The Harbour Expressway runs east-west into the Intercity area. The Thunder Bay Expressway follows the contours of the lake about 3 kilometres inland. To the southwest it is Highway 61, heading to the northern Minnesota border. To the northwest and southeast it is the Trans-Canada Highway (Highway 11-17).
Thunder Bay Transit covers the city with a network of 14 basic routes, with the major hubs being the Water Street terminal, City Hall terminal (this one is temporary), Intercity Shopping centre, Confederation College and Lakehead University. Approximately 90% of the city’s urban area is within 400 metres of a bus stop. Cash fare is $2.65, or you can pick up a family/day pass for $10.80. Tickets are sold at a variety of convenience stores and Shoppers Drug Marts as well as City Hall at 500 Donald St. E. You can access a route map here and you can plan your trip with Google Transit. Use NextLift at www.nextlift.ca to see when next bus is coming to your stop. Buses for most of the city run from 6 a.m. to midnight.
Cabs in Thunder Bay are somewhat pricey: the base fare is $4.15, then $2.50 per kilometre. You can usually find queues at the main venues, such as the airport and Intercity shopping centre, but since their numbers are limited, elsewhere in the city you’re better off calling for a pick up rather than hailing a passing one as you would in a larger centre. The good news is that you can get to most places in the city in 15 or 20 minutes at the most and there’s really no such thing as rush hour.

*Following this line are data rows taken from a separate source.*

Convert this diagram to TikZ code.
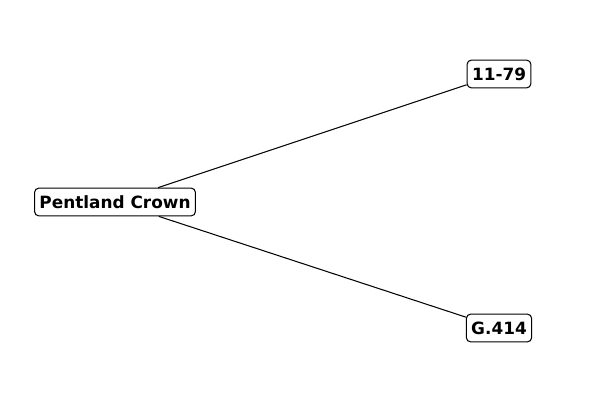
\documentclass[tikz,border=0pt]{standalone}
\usepackage{fontspec}
\setmainfont{DejaVu Sans}
\usetikzlibrary{positioning}

\begin{document}
\begin{tikzpicture}
      [x=0.01in,y=-0.01in
      ,lbl/.style={draw=black,fill=white,line width=0.75pt,rounded corners=3pt
                  ,inner sep=3.5pt,minimum height=20pt
                  ,font=\fontsize{12.2}{14}\selectfont\bfseries}
      ,edge/.style={draw=black,line width=0.75pt}
      ]
        \useasboundingbox (0,0) rectangle (600,400);

        \node[lbl] (pc) at (115,202) {Pentland Crown};
        \node[lbl] (n1) at (499,74) {11-79};
        \node[lbl] (n2) at (499,328) {G.414};

        \foreach \t in {n1, n2}
        {
            \draw[edge] (pc) -- (\t);
        }

\end{tikzpicture}
\end{document}
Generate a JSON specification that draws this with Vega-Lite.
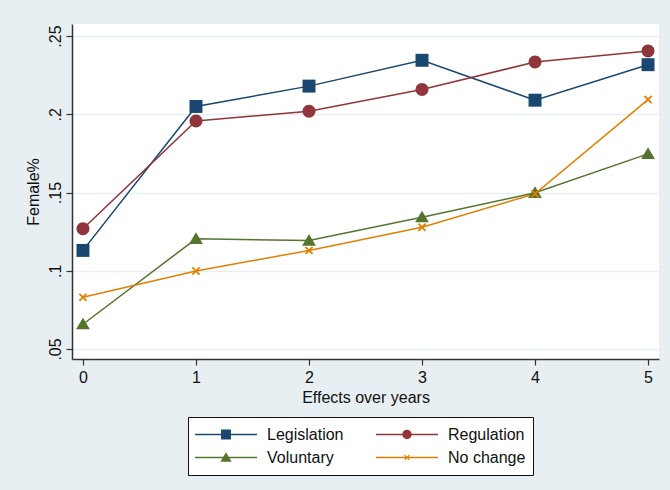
{
  "$schema": "https://vega.github.io/schema/vega-lite/v6.json",
  "width": 587,
  "height": 335,
  "autosize": {"type": "none"},
  "padding": {"left": 72, "top": 24, "right": 11, "bottom": 131},
  "background": "#e8eff2",
  "config": {
    "view": {"fill": "white", "stroke": null},
    "font": "Liberation Sans",
    "axis": {
      "labelFont": "Liberation Sans",
      "titleFont": "Liberation Sans",
      "labelFontSize": 16,
      "titleFontSize": 16,
      "titleFontWeight": "normal",
      "labelColor": "#111",
      "titleColor": "#111",
      "domainColor": "#333",
      "domainWidth": 1.5,
      "tickColor": "#333",
      "tickWidth": 1.2,
      "tickSize": 6
    },
    "legend": {
      "labelFont": "Liberation Sans",
      "labelFontSize": 16,
      "labelColor": "#111"
    }
  },
  "data": {
    "values": [
      {"year": 0, "series": "Legislation", "value": 0.113},
      {"year": 1, "series": "Legislation", "value": 0.205},
      {"year": 2, "series": "Legislation", "value": 0.218},
      {"year": 3, "series": "Legislation", "value": 0.2345},
      {"year": 4, "series": "Legislation", "value": 0.209},
      {"year": 5, "series": "Legislation", "value": 0.2317},
      {"year": 0, "series": "Regulation", "value": 0.1268},
      {"year": 1, "series": "Regulation", "value": 0.1957},
      {"year": 2, "series": "Regulation", "value": 0.2019},
      {"year": 3, "series": "Regulation", "value": 0.2158},
      {"year": 4, "series": "Regulation", "value": 0.2334},
      {"year": 5, "series": "Regulation", "value": 0.2404},
      {"year": 0, "series": "Voluntary", "value": 0.0658},
      {"year": 1, "series": "Voluntary", "value": 0.1204},
      {"year": 2, "series": "Voluntary", "value": 0.1193},
      {"year": 3, "series": "Voluntary", "value": 0.1342},
      {"year": 4, "series": "Voluntary", "value": 0.1498},
      {"year": 5, "series": "Voluntary", "value": 0.1747},
      {"year": 0, "series": "No change", "value": 0.083},
      {"year": 1, "series": "No change", "value": 0.0998},
      {"year": 2, "series": "No change", "value": 0.113},
      {"year": 3, "series": "No change", "value": 0.1278},
      {"year": 4, "series": "No change", "value": 0.1492},
      {"year": 5, "series": "No change", "value": 0.2094}
    ]
  },
  "encoding": {
    "x": {
      "field": "year",
      "type": "quantitative",
      "scale": {"domain": [-0.097, 5.097], "nice": false, "zero": false},
      "axis": {
        "values": [0, 1, 2, 3, 4, 5],
        "grid": false,
        "title": "Effects over years",
        "labelPadding": 4,
        "titlePadding": 4
      }
    },
    "y": {
      "field": "value",
      "type": "quantitative",
      "scale": {"domain": [0.0436, 0.2577], "nice": false, "zero": false},
      "axis": {
        "values": [0.05, 0.1, 0.15, 0.2, 0.25],
        "labelExpr": "substring(format(datum.value, '~g'), 1)",
        "labelAngle": 270,
        "labelAlign": "center",
        "labelBaseline": "bottom",
        "labelPadding": 3,
        "grid": true,
        "gridColor": "#e8eff2",
        "gridWidth": 1.5,
        "title": "Female%",
        "titlePadding": 6
      }
    },
    "color": {
      "field": "series",
      "type": "nominal",
      "scale": {
        "domain": ["Legislation", "Regulation", "Voluntary", "No change"],
        "range": ["#1a476f", "#90353b", "#55752f", "#e37e00"]
      }
    }
  },
  "layer": [
    {
      "mark": {"type": "line", "strokeWidth": 1.5}
    },
    {
      "transform": [{"filter": "datum.series === 'Legislation'"}],
      "mark": {"type": "point", "filled": true, "opacity": 1, "size": 144, "shape": "M-1.08,-1.08L1.08,-1.08L1.08,1.08L-1.08,1.08Z"}
    },
    {
      "transform": [{"filter": "datum.series === 'Regulation'"}],
      "mark": {"type": "point", "filled": true, "opacity": 1, "size": 144, "shape": "M1.08,0A1.08,1.08,0,1,1,-1.08,0A1.08,1.08,0,1,1,1.08,0Z"}
    },
    {
      "transform": [{"filter": "datum.series === 'Voluntary'"}],
      "mark": {"type": "point", "filled": true, "opacity": 1, "size": 144, "shape": "M0,-1.1L1.15,0.85L-1.15,0.85Z"}
    },
    {
      "transform": [{"filter": "datum.series === 'No change'"}],
      "mark": {"type": "point", "filled": true, "opacity": 1, "size": 144, "shape": "M-0.7,-0.49L-0.49,-0.7L0,-0.21L0.49,-0.7L0.7,-0.49L0.21,0L0.7,0.49L0.49,0.7L0,0.21L-0.49,0.7L-0.7,0.49L-0.21,0Z"}
    },
    {
      "mark": {"type": "point", "filled": true, "opacity": 0, "size": 10},
      "encoding": {
        "color": {
          "field": "series",
          "type": "nominal",
          "scale": {
            "domain": ["Legislation", "Regulation", "Voluntary", "No change"],
            "range": ["#1a476f", "#90353b", "#55752f", "#e37e00"]
          },
          "legend": {
            "title": null,
            "orient": "none",
            "legendX": 116,
            "legendY": 393,
            "columns": 2,
            "direction": "horizontal",
            "fillColor": "white",
            "strokeColor": "#111",
            "padding": 7,
            "symbolSize": 3844,
            "symbolOpacity": 1,
            "symbolStrokeWidth": 0,
            "clipHeight": 21,
            "rowPadding": 2,
            "columnPadding": 32,
            "labelOffset": 10
          }
        },
        "shape": {
          "field": "series",
          "type": "nominal",
          "scale": {
            "domain": ["Legislation", "Regulation", "Voluntary", "No change"],
            "range": [
              "M-1,-0.025L1,-0.025L1,0.025L-1,0.025ZM-0.16,-0.16L0.16,-0.16L0.16,0.16L-0.16,0.16Z",
              "M-1,-0.025L1,-0.025L1,0.025L-1,0.025ZM0.15,0A0.15,0.15,0,1,1,-0.15,0A0.15,0.15,0,1,1,0.15,0Z",
              "M-1,-0.025L1,-0.025L1,0.025L-1,0.025ZM0,-0.17L0.18,0.14L-0.18,0.14Z",
              "M-1,-0.025L1,-0.025L1,0.025L-1,0.025ZM-0.09,-0.063L-0.063,-0.09L0,-0.027L0.063,-0.09L0.09,-0.063L0.027,0L0.09,0.063L0.063,0.09L0,0.027L-0.063,0.09L-0.09,0.063L-0.027,0Z"
            ]
          },
          "legend": {
            "title": null,
            "orient": "none",
            "legendX": 116,
            "legendY": 393,
            "columns": 2,
            "direction": "horizontal",
            "fillColor": "white",
            "strokeColor": "#111",
            "padding": 7,
            "symbolSize": 3844,
            "symbolOpacity": 1,
            "symbolStrokeWidth": 0,
            "clipHeight": 21,
            "rowPadding": 2,
            "columnPadding": 32,
            "labelOffset": 10
          }
        }
      }
    }
  ]
}
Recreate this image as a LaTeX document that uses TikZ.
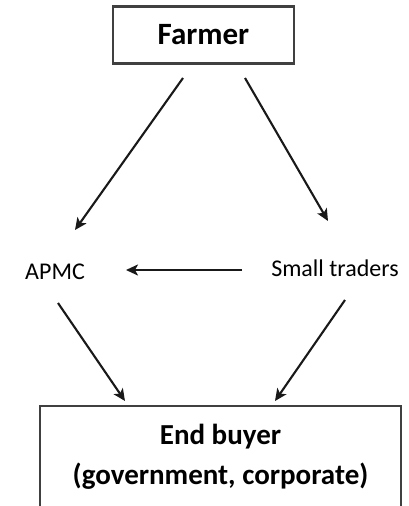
\documentclass[tikz,border=0pt]{standalone}
\usepackage{fontspec}
\setmainfont{Carlito}
\usetikzlibrary{arrows.meta}
\begin{document}
\begin{tikzpicture}[x=1pt,y=-1pt,
  box/.style={draw=black!75,line width=2.2pt,inner sep=0pt},
  flow/.style={line width=2.1pt,draw=black!90,-{Stealth[length=12pt,width=11pt,inset=3pt]}},
  actor/.style={inner sep=0pt,font=\fontsize{24}{28}\selectfont}]
\useasboundingbox (0,0) rectangle (408,506);
\fill[white] (0,0) rectangle (408,506);
% top and bottom boxes
\node[box,minimum width=181pt,minimum height=57pt,font=\bfseries\fontsize{31}{36}\selectfont] (farmer) at (203.5,35) {Farmer};
\draw[box] (40,515) |- (401,406) -- (401,515);
\node[font=\bfseries\fontsize{29}{40}\selectfont,align=center] (buyer) at (220.5,457) {End buyer\\(government, corporate)};
% intermediaries
\node[actor] (apmc) at (55,272) {APMC};
\node[actor] (traders) at (335,268) {Small traders};
% anchors for the arrows
\coordinate (f1) at (183,78);
\coordinate (f2) at (245,78);
\coordinate (a1) at (75,230);
\coordinate (t1) at (328,221);
\coordinate (t2) at (242,270);
\coordinate (a2) at (126,270);
\coordinate (a3) at (58,303);
\coordinate (b1) at (125,401);
\coordinate (t3) at (345,300);
\coordinate (b2) at (275,401);
\draw[flow] (f1) -- (a1);
\draw[flow] (f2) -- (t1);
\draw[flow] (t2) -- (a2);
\draw[flow] (a3) -- (b1);
\draw[flow] (t3) -- (b2);
\end{tikzpicture}
\end{document}
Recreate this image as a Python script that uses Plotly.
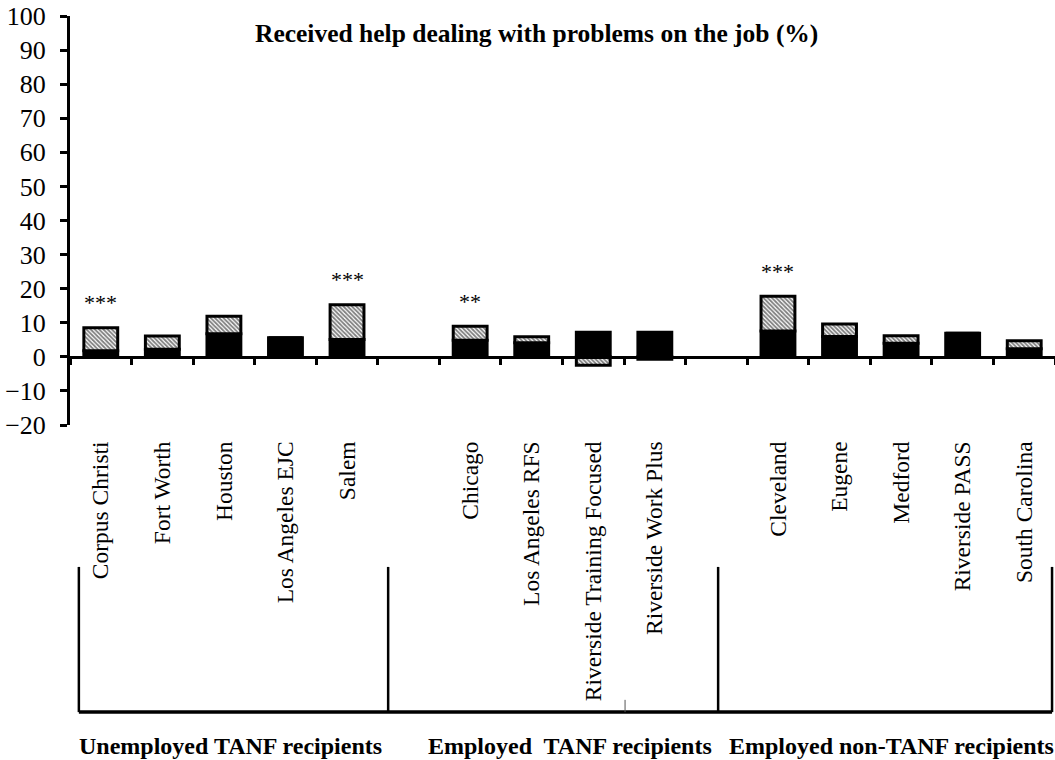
import plotly.graph_objects as go

# ---- data ----
categories = ["Corpus Christi", "Fort Worth", "Houston", "Los Angeles EJC", "Salem", " ",
              "Chicago", "Los Angeles RFS", "Riverside Training Focused", "Riverside Work Plus", "  ",
              "Cleveland", "Eugene", "Medford", "Riverside PASS", "South Carolina"]
base_values = [1.8, 2.2, 6.8, 5.6, 5.1, None,
               4.9, 4.1, 7.2, 7.2, None,
               7.6, 6.0, 4.0, 6.9, 2.4]
impact_values = [6.7, 3.9, 5.1, 0.0, 10.2, None,
                 4.1, 1.8, -2.5, -0.7, None,
                 10.2, 3.6, 2.2, 0.0, 2.3]
significance = ["***", "", "", "", "***", "",
                "**", "", "", "", "",
                "***", "", "", "", ""]
group_labels = ["Unemployed TANF recipients", "Employed  TANF recipients", "Employed non-TANF recipients"]
y_ticks = list(range(-20, 101, 10))
title_text = "Received help dealing with problems on the job (%)"

FONT = "Liberation Serif"

fig = go.Figure()
fig.add_trace(go.Bar(
    x=categories, y=base_values, name="base",
    marker=dict(color="black", line=dict(color="black", width=3)),
    width=0.55, showlegend=False, hoverinfo="skip"))
fig.add_trace(go.Bar(
    x=categories, y=impact_values, name="impact",
    marker=dict(color="white", line=dict(color="black", width=3),
                pattern=dict(shape="\\", fgcolor="black", bgcolor="white",
                             size=3, solidity=0.6)),
    width=0.55, showlegend=False, hoverinfo="skip"))

# invisible trace for the label axis
fig.add_trace(go.Scatter(x=categories, y=[0] * len(categories), xaxis="x2",
                         mode="markers", marker=dict(opacity=0),
                         showlegend=False, hoverinfo="skip"))

# significance stars
for c, b, i, s in zip(categories, base_values, impact_values, significance):
    if s:
        top = (b or 0) + max(i or 0, 0)
        fig.add_annotation(x=c, y=top, text=s, showarrow=False, yanchor="middle",
                           yshift=25, font=dict(family=FONT, size=22, color="black"))

# title
fig.add_annotation(x=0.474, y=0.958, xref="paper", yref="paper", text="<b>%s</b>" % title_text,
                   xanchor="center", yanchor="middle",
                   showarrow=False, font=dict(family=FONT, size=25.5, color="black"))

# group labels
for gx, g in zip([0.163, 0.508, 0.834], group_labels):
    fig.add_annotation(x=gx, y=-0.785, xref="paper", yref="paper", text="<b>%s</b>" % g,
                       xanchor="center", yanchor="middle",
                       showarrow=False, font=dict(family=FONT, size=24, color="black"))

# bracket lines
shapes = []
for bx in [0.009, 0.323, 0.658, 0.997]:
    shapes.append(dict(type="line", xref="paper", yref="paper", x0=bx, x1=bx,
                       y0=-0.347, y1=-0.702, line=dict(color="black", width=2.5)))
shapes.append(dict(type="line", xref="paper", yref="paper", x0=0.009, x1=0.997,
                   y0=-0.702, y1=-0.702, line=dict(color="black", width=3.5)))
shapes.append(dict(type="line", xref="paper", yref="paper", x0=0.5635, x1=0.5635,
                   y0=-0.672, y1=-0.702, line=dict(color="#555555", width=1)))

fig.update_layout(
    width=1055, height=760,
    margin=dict(l=70, r=0, t=16, b=335),
    paper_bgcolor="white", plot_bgcolor="white",
    barmode="relative", bargap=0.45,
    font=dict(family=FONT, color="black"),
    shapes=shapes,
    xaxis=dict(type="category", categoryorder="array", categoryarray=categories,
               range=[-0.5, len(categories) - 0.5],
               anchor="free", position=1 / 6, automargin=False,
               showline=True, linecolor="black", linewidth=3,
               ticks="outside", tickson="boundaries", ticklen=6, tickwidth=2.5, tickcolor="black",
               showticklabels=False, showgrid=False, zeroline=False),
    xaxis2=dict(type="category", categoryorder="array", categoryarray=categories,
                range=[-0.5, len(categories) - 0.5],
                overlaying="x", anchor="y", side="bottom", automargin=False,
                showline=False, showgrid=False, zeroline=False,
                ticks="outside", ticklen=6, tickcolor="rgba(0,0,0,0)",
                tickangle=-90, tickfont=dict(family=FONT, size=23.5, color="black")),
    yaxis=dict(range=[-20, 100], tickvals=y_ticks, showgrid=False, zeroline=False,
               automargin=False, ticklabeloverflow="allow",
               showline=True, linecolor="black", linewidth=3,
               ticks="outside", ticklen=7, tickwidth=2.5, tickcolor="black",
               ticklabelstandoff=9,
               tickfont=dict(family=FONT, size=26, color="black")),
)

# remove the default page margin so the figure fills the window exactly
fig.write_html("out.html", config={"displayModeBar": False},
               post_script="document.body.style.margin='0';document.body.style.overflow='hidden';")
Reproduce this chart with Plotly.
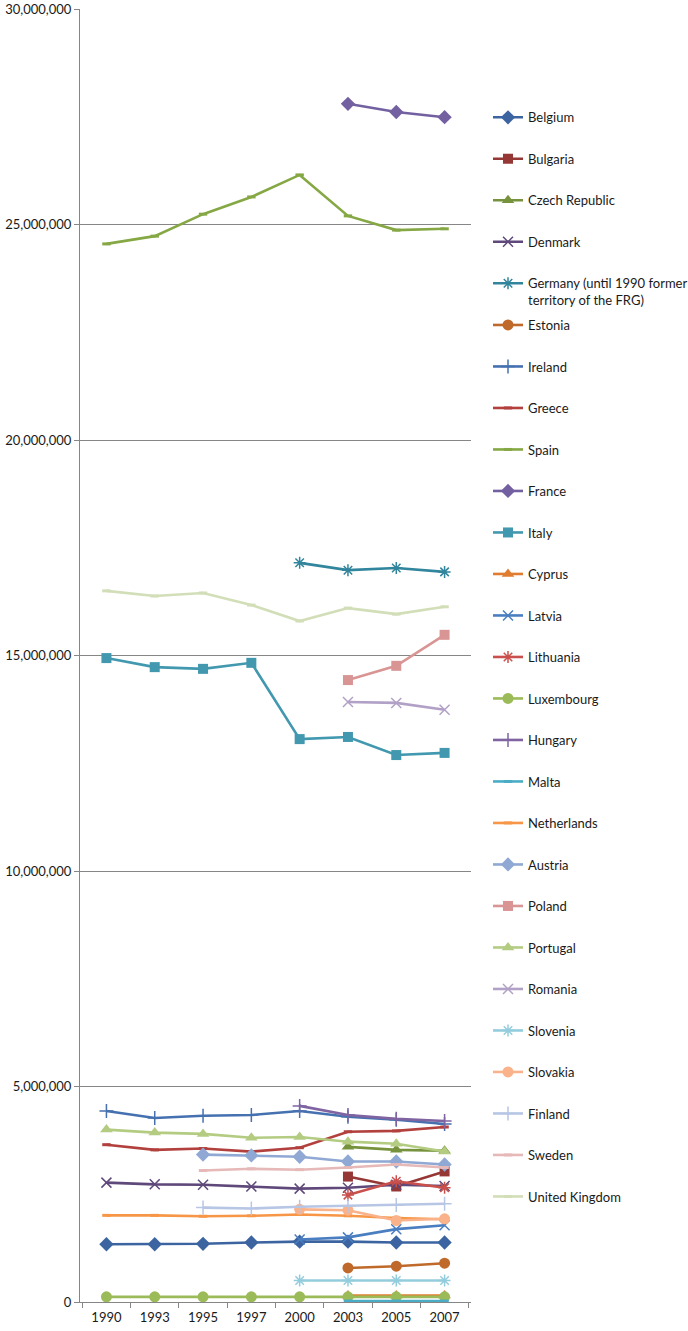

• Diamond-Lacey’s Taxi, 807-622-6001
• Roach’s Taxi, 807-344-8481
• Radio: Tune in to CBC Radio 1 (FM 88.3) for current affairs; CBC Radio 2 (FM 101.7) for indie, classical or jazz; and Rock 94.3 (FM94.3) or Country 105.3 (FM105.3) for those genres. The campus station at Lakehead University, CILU, is at FM102.7.
• On the hotel TV: CTV Thunder Bay television is on channel 2 (cable 5) and Shaw TV is channel 4 (cable 6).
• Listings for arts and culture, events, food and drink: www.thewalleye.ca
Note: When calling local numbers, you don’t need to include the 807 area code.
DOING THE TOURIST THING
• The newly developed waterfront area, officially called Prince Arthur’s Landing but known locally as Marina Park, is a good way to get a feel for this port city’s heritage. Walk the shoreline pathways, check out the public art, get a drink or a meal at the two trendy restaurants and watch the huge laker ships and crisp white sailboats in the harbour. In the summer there’s a splash pad and fountain; in the winter it’s a public skating rink, all with the Sleeping Giant as a backdrop.
• “The Niagara of the North,” Kakabeka Falls, is about 15 kilometres to the west of the city and easily reached by Highway 11-17. Fenced walkways, trails and lookouts give you excellent views of the 40-metre-high falls.
• Eat your way through the Thunder Bay Country Market, open Saturdays year round and Wednesday afternoons in the summer. There’s a robust local agricultural scene, with the locally produced flour, canola oil, honey, veggies, meats and baked goods to prove it.
• Especially popular in the depths of winter, the Centennial Botanical Conservatory offers a mini-tropical getaway in its oversized glass greenhouse filled with exotic plants and pathways around a small waterfall and fountain.
• Fort William Historical Park is a huge reconstructed fur trade post and award-winning heritage site, giving a glimpse of life circa 1815, complete with historical buildings and in-character staff. It also has a high-tech observatory with guided “star walks” to check out the night skies.
• The Thunder Bay Art Gallery specializes in the work of contemporary First Nations artists, one of the few in Canada with this specific focus. Work ranges from drawings and paintings to beaded jewelry and woven baskets.
Where to go if there’s something you need, and quickly
The central Intercity area is home to Intercity Shopping Centre on Memorial Avenue, where you can shop for the usual mall offerings of clothes, sports equipment, home décor, books and DVDs. There’s a Shoppers Drug Mart across the road. On the other side of the mall, on Fort William Road, there’s a big box plaza with a Canadian Tire (that’s a large store that sells many things beyond tires), an LCBO liquor store and TBayTel store (for cell phone issues).
Beer, wine and liquor
You can buy alcoholic products for home consumption at the government-owned Liquor Control Board of Ontario (LCBO) stores. There are also several Wine Rack and Beer Store outlets. The local craft brewery, Sleeping Giant Brewing Company, sells its beer in a variety of can and bottle sizes.
Ontario’s drinking age is 19. Alcohol serving hours are 11 a.m. to 2 a.m.